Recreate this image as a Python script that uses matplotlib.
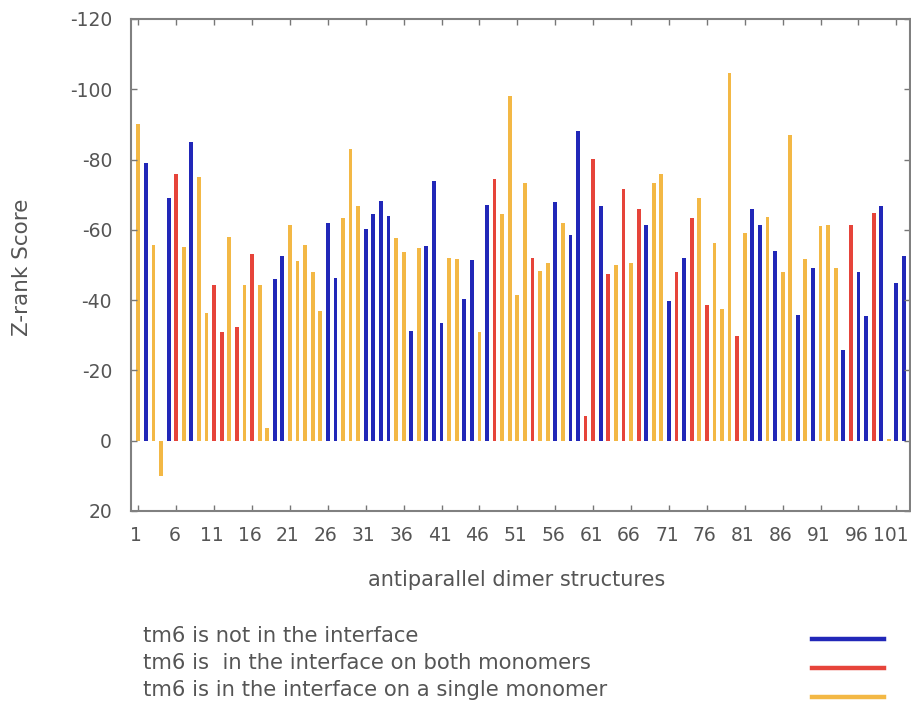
import matplotlib
matplotlib.use("Agg")
import matplotlib.pyplot as plt
from matplotlib.lines import Line2D
from matplotlib.transforms import ScaledTranslation
import numpy as np

plt.rcParams["axes.unicode_minus"] = False
plt.rcParams["font.family"] = ["DejaVu Sans"]

# Z-rank score of each antiparallel dimer structure (1..102)
scores = [
    -90, -79, -55.8, 10, -69, -76, -55, -85, -75, -36.4,
    -44.4, -31, -58, -32.4, -44.4, -53, -44.4, -3.6, -46, -52.5,
    -61.5, -51, -55.8, -48, -36.8, -62, -46.3, -63.4, -82.9, -66.8,
    -60.3, -64.4, -68.2, -63.9, -57.7, -53.6, -31.1, -54.9, -55.4, -73.9,
    -33.5, -52, -51.6, -40.2, -51.4, -31, -67.2, -74.6, -64.4, -98.1,
    -41.6, -73.2, -52, -48.2, -50.6, -67.9, -62, -58.4, -88.1, -7.1,
    -80.2, -66.9, -47.3, -50.1, -71.7, -50.6, -65.8, -61.3, -73.2, -75.8,
    -39.7, -48, -52, -63.4, -69.1, -38.7, -56.3, -37.5, -104.7, -29.7,
    -59, -66, -61.3, -63.7, -53.9, -48, -86.9, -35.9, -51.6, -49.2,
    -61.1, -61.5, -49.2, -25.9, -61.3, -48, -35.4, -64.7, -66.9, -0.5,
    -44.9, -52.5,
]

# tm6 location per structure: N = not in interface, B = both monomers,
# S = single monomer
groups = (
    "SNSSNBSNSS"
    "BBSBSBSSNN"
    "SSSSSNNSSS"
    "NNNNSSNSNN"
    "NSSNNSNBSS"
    "SSBSSNSNNB"
    "BNBSBSBNSS"
    "NBNBSBSSSB"
    "SNNSNSSNSN"
    "SSSNBNNBNS"
    "NN"
)
group_colors = {"N": "#2127b8", "B": "#e6443a", "S": "#f3b845"}
legend_labels = [
    ("tm6 is not in the interface", "N"),
    ("tm6 is  in the interface on both monomers", "B"),
    ("tm6 is in the interface on a single monomer", "S"),
]

structures = np.arange(1, len(scores) + 1)
xticks = list(range(1, 102, 5))
yticks = [-120, -100, -80, -60, -40, -20, 0, 20]

text_color = "#555555"

fig = plt.figure(figsize=(9.12, 7.13), dpi=100)
ax = fig.add_axes([131.5 / 912, 1 - 511 / 713, (910 - 131.5) / 912, (511 - 19) / 713])

colors = [group_colors[g] for g in groups]
ax.bar(structures, scores, width=0.5, color=colors, linewidth=0)

ax.set_xlim(0.1, 102.8)
ax.set_ylim(20, -120)
ax.set_xticks(xticks)
ax.set_yticks(yticks)
ax.tick_params(direction="in", length=4, width=1, colors="#777777",
               labelcolor=text_color, labelsize=13.5,
               top=True, right=True)
ax.tick_params(axis="x", pad=11)
ax.tick_params(axis="y", pad=14)
for s in ax.spines.values():
    s.set_color("#808080")
    s.set_linewidth(1.5)

# nudge x tick labels slightly left; the last one more so it stays inside
fig.canvas.draw()
xlabels = ax.get_xticklabels()
for i, lab in enumerate(xlabels):
    shift = -6 if i == len(xlabels) - 1 else -2
    lab.set_transform(lab.get_transform()
                      + ScaledTranslation(shift / 100, 0, fig.dpi_scale_trans))

fig.text(517 / 912, 1 - 580 / 713, "antiparallel dimer structures",
         fontsize=15, color=text_color, ha="center", va="center")
fig.text(22 / 912, 1 - 267 / 713, "Z-rank Score", fontsize=15.5,
         color=text_color, ha="center", va="center", rotation=90)

# legend block below the plot
text_rows = [636, 663, 690]
line_rows = [639, 668, 697]
for (label, key), ty, ly in zip(legend_labels, text_rows, line_rows):
    fig.text(143 / 912, 1 - ty / 713, label, fontsize=15.2, color=text_color,
             va="center", ha="left")
    fig.add_artist(Line2D([812 / 912, 884 / 912], [1 - ly / 713, 1 - ly / 713],
                          color=group_colors[key], linewidth=3.2,
                          transform=fig.transFigure))

fig.savefig("out.png", dpi=100)
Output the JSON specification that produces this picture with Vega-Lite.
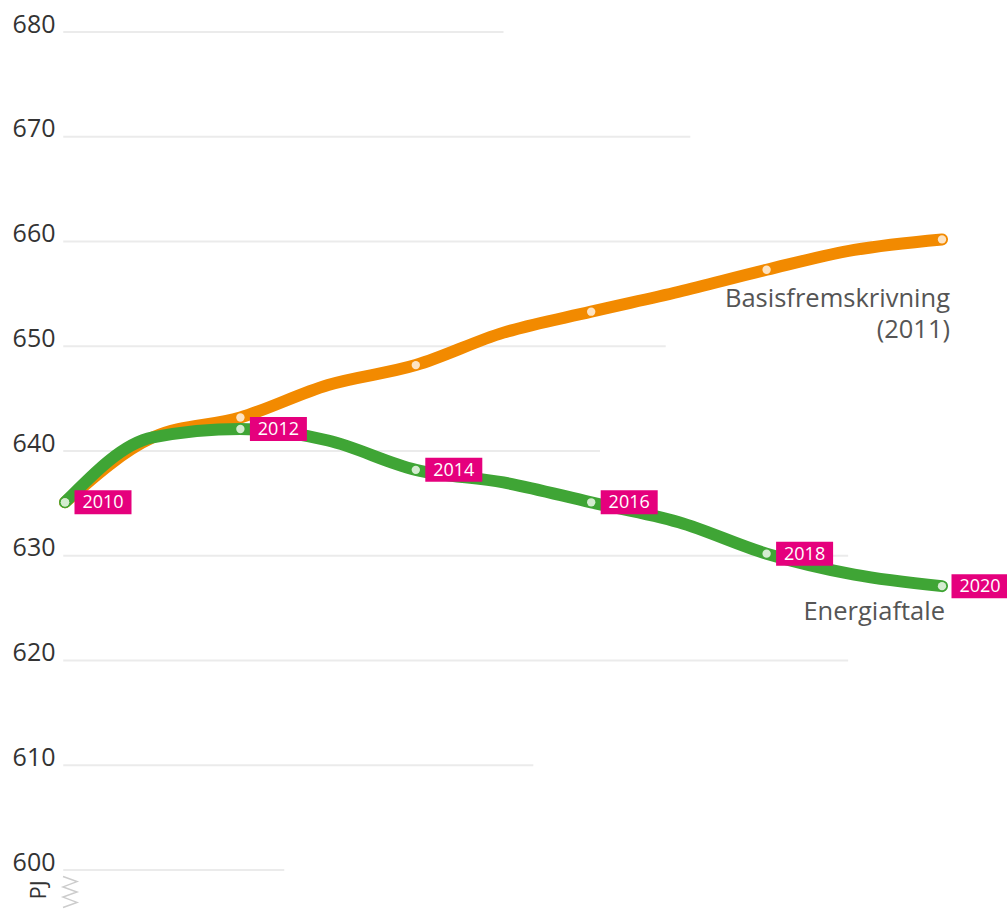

══════════════════════════════

● WHAT YOU ARE ASKED TO DO
Reproduce the whole listing exactly, but not the images in it.

● SOLUTION FOR THIS PROBLEM
Recreate this image as a Python script that uses matplotlib.
import matplotlib
matplotlib.use("Agg")
import matplotlib.pyplot as plt
from matplotlib.lines import Line2D
from matplotlib.transforms import ScaledTranslation
import numpy as np

plt.rcParams["axes.unicode_minus"] = False
plt.rcParams["font.family"] = ["DejaVu Sans"]

# Z-rank score of each antiparallel dimer structure (1..102)
scores = [
    -90, -79, -55.8, 10, -69, -76, -55, -85, -75, -36.4,
    -44.4, -31, -58, -32.4, -44.4, -53, -44.4, -3.6, -46, -52.5,
    -61.5, -51, -55.8, -48, -36.8, -62, -46.3, -63.4, -82.9, -66.8,
    -60.3, -64.4, -68.2, -63.9, -57.7, -53.6, -31.1, -54.9, -55.4, -73.9,
    -33.5, -52, -51.6, -40.2, -51.4, -31, -67.2, -74.6, -64.4, -98.1,
    -41.6, -73.2, -52, -48.2, -50.6, -67.9, -62, -58.4, -88.1, -7.1,
    -80.2, -66.9, -47.3, -50.1, -71.7, -50.6, -65.8, -61.3, -73.2, -75.8,
    -39.7, -48, -52, -63.4, -69.1, -38.7, -56.3, -37.5, -104.7, -29.7,
    -59, -66, -61.3, -63.7, -53.9, -48, -86.9, -35.9, -51.6, -49.2,
    -61.1, -61.5, -49.2, -25.9, -61.3, -48, -35.4, -64.7, -66.9, -0.5,
    -44.9, -52.5,
]

# tm6 location per structure: N = not in interface, B = both monomers,
# S = single monomer
groups = (
    "SNSSNBSNSS"
    "BBSBSBSSNN"
    "SSSSSNNSSS"
    "NNNNSSNSNN"
    "NSSNNSNBSS"
    "SSBSSNSNNB"
    "BNBSBSBNSS"
    "NBNBSBSSSB"
    "SNNSNSSNSN"
    "SSSNBNNBNS"
    "NN"
)
group_colors = {"N": "#2127b8", "B": "#e6443a", "S": "#f3b845"}
legend_labels = [
    ("tm6 is not in the interface", "N"),
    ("tm6 is  in the interface on both monomers", "B"),
    ("tm6 is in the interface on a single monomer", "S"),
]

structures = np.arange(1, len(scores) + 1)
xticks = list(range(1, 102, 5))
yticks = [-120, -100, -80, -60, -40, -20, 0, 20]

text_color = "#555555"

fig = plt.figure(figsize=(9.12, 7.13), dpi=100)
ax = fig.add_axes([131.5 / 912, 1 - 511 / 713, (910 - 131.5) / 912, (511 - 19) / 713])

colors = [group_colors[g] for g in groups]
ax.bar(structures, scores, width=0.5, color=colors, linewidth=0)

ax.set_xlim(0.1, 102.8)
ax.set_ylim(20, -120)
ax.set_xticks(xticks)
ax.set_yticks(yticks)
ax.tick_params(direction="in", length=4, width=1, colors="#777777",
               labelcolor=text_color, labelsize=13.5,
               top=True, right=True)
ax.tick_params(axis="x", pad=11)
ax.tick_params(axis="y", pad=14)
for s in ax.spines.values():
    s.set_color("#808080")
    s.set_linewidth(1.5)

# nudge x tick labels slightly left; the last one more so it stays inside
fig.canvas.draw()
xlabels = ax.get_xticklabels()
for i, lab in enumerate(xlabels):
    shift = -6 if i == len(xlabels) - 1 else -2
    lab.set_transform(lab.get_transform()
                      + ScaledTranslation(shift / 100, 0, fig.dpi_scale_trans))

fig.text(517 / 912, 1 - 580 / 713, "antiparallel dimer structures",
         fontsize=15, color=text_color, ha="center", va="center")
fig.text(22 / 912, 1 - 267 / 713, "Z-rank Score", fontsize=15.5,
         color=text_color, ha="center", va="center", rotation=90)

# legend block below the plot
text_rows = [636, 663, 690]
line_rows = [639, 668, 697]
for (label, key), ty, ly in zip(legend_labels, text_rows, line_rows):
    fig.text(143 / 912, 1 - ty / 713, label, fontsize=15.2, color=text_color,
             va="center", ha="left")
    fig.add_artist(Line2D([812 / 912, 884 / 912], [1 - ly / 713, 1 - ly / 713],
                          color=group_colors[key], linewidth=3.2,
                          transform=fig.transFigure))

fig.savefig("out.png", dpi=100)
Output the JSON specification that produces this picture with Vega-Lite.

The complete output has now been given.